$ x-b = 4 \left | 4 | x | -b ^ 2 \right | $ has exactly three solutions.

Question

Find the sum of all values of the parameter $ b $ for which the equation $$ x-b = 4 \left | 4 | x | -b ^ 2 \right | $$ has exactly three solutions.

I tried to represent this equation in two axes and draw this graph in order to analyze the cases when there are exactly three solutions, but it comes out too cumbersome. I will be glad for any hint, thanks :)

Answer 1

Just reminding some basics:

• To plot $f(|x|)$, draw $f(x)$, ignore the left hand side part of the y-axis, reflect the graph to the right of the y-axis in the y-axis.
• To plot $|f(x)|$, draw $f(x)$, reflect any part of graph that was below the x-axis in the x-axis.

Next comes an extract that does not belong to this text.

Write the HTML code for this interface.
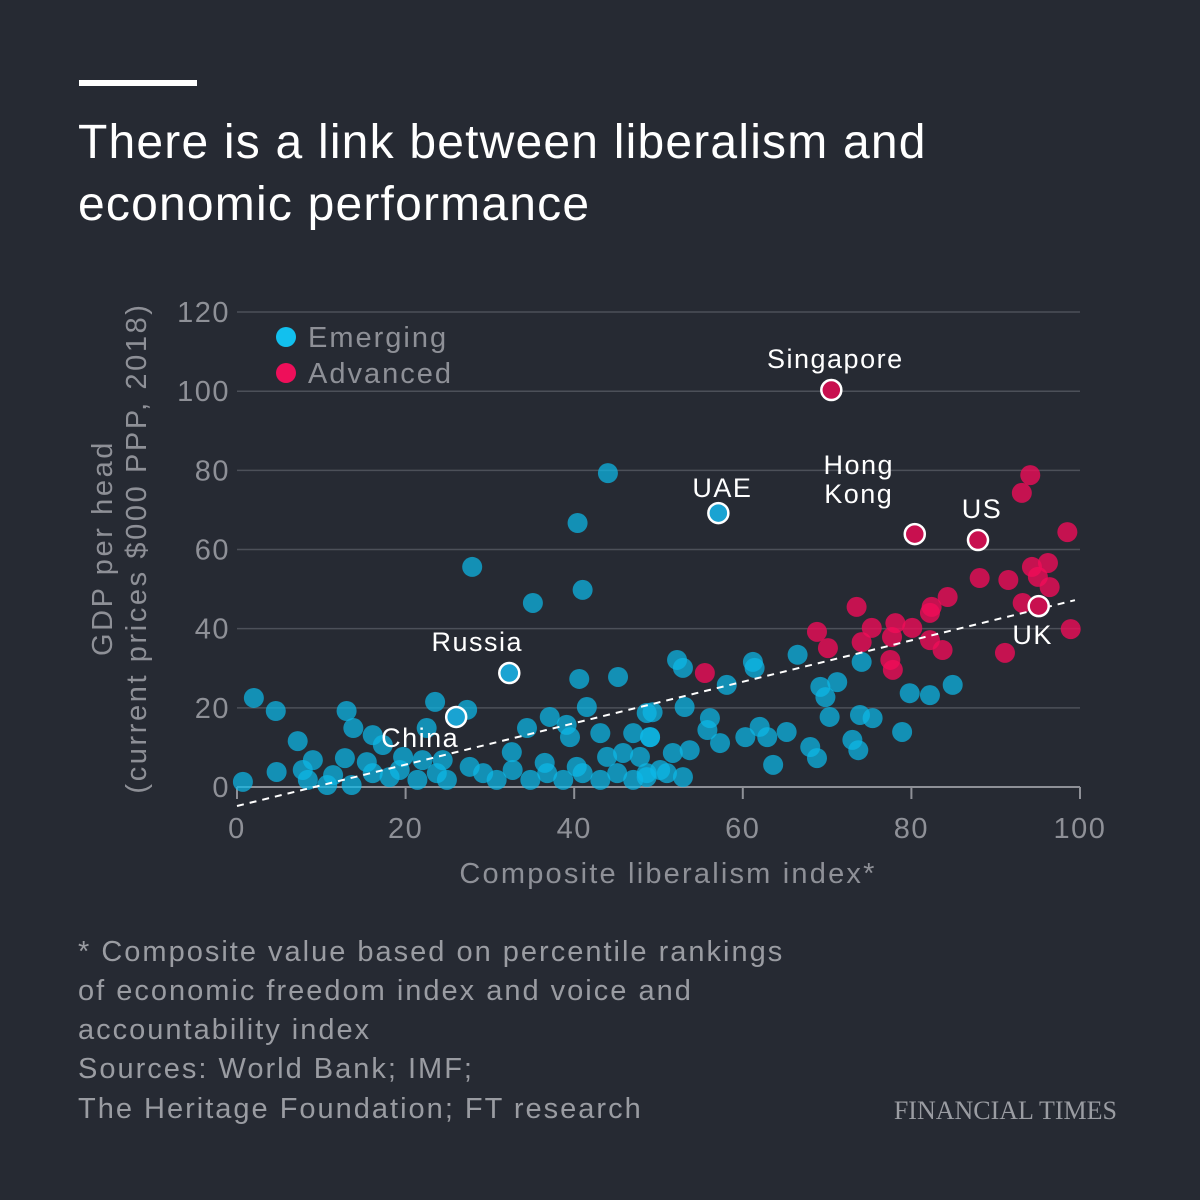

Let's draw $4|4|x| - b^2| = |16|x| - 4b^2|$:

1. $f(x) = 16x - 4b^2$.
2. $f(|x|) = 16|x| - 4b^2$
3. $|f(|x|)|$ = $|16|x| - 4b^2|$

Then we have a $y = x - b$, a line parallel to lines below (or one of the lines below):

In order for $x - b = 4|4|x| - b^2|$ to have exactly three answers, $x - b$ should have three intersections with $4|4|x| - b^2|$. So $x - b$ should be one of the blue lines below and can't be any line else:

So:

$$ 4b^2=-b \Rightarrow \begin{cases} b=0\\ b=-4\\ \end{cases} $$

$$ \frac{-b^2}{4}=b \Rightarrow \begin{cases} b=0\\ b=\frac{-1}{4}\\ \end{cases} $$

But if $b=0$, then $\frac{b^2}{4}=\frac{-b^2}{4}$, so the graph we drew will change and the only answer will be $x=0$.

So $ \begin{cases} b=-4 \begin{cases} x=-4\\ x=\frac{60}{17}\\ x=\frac{68}{15}\\ \end{cases} \\ b=\frac{-1}{4} \begin{cases} x=\frac{-1}{34}\\ x=0\\ x=\frac{1}{30}\\ \end{cases} \\ \end{cases} $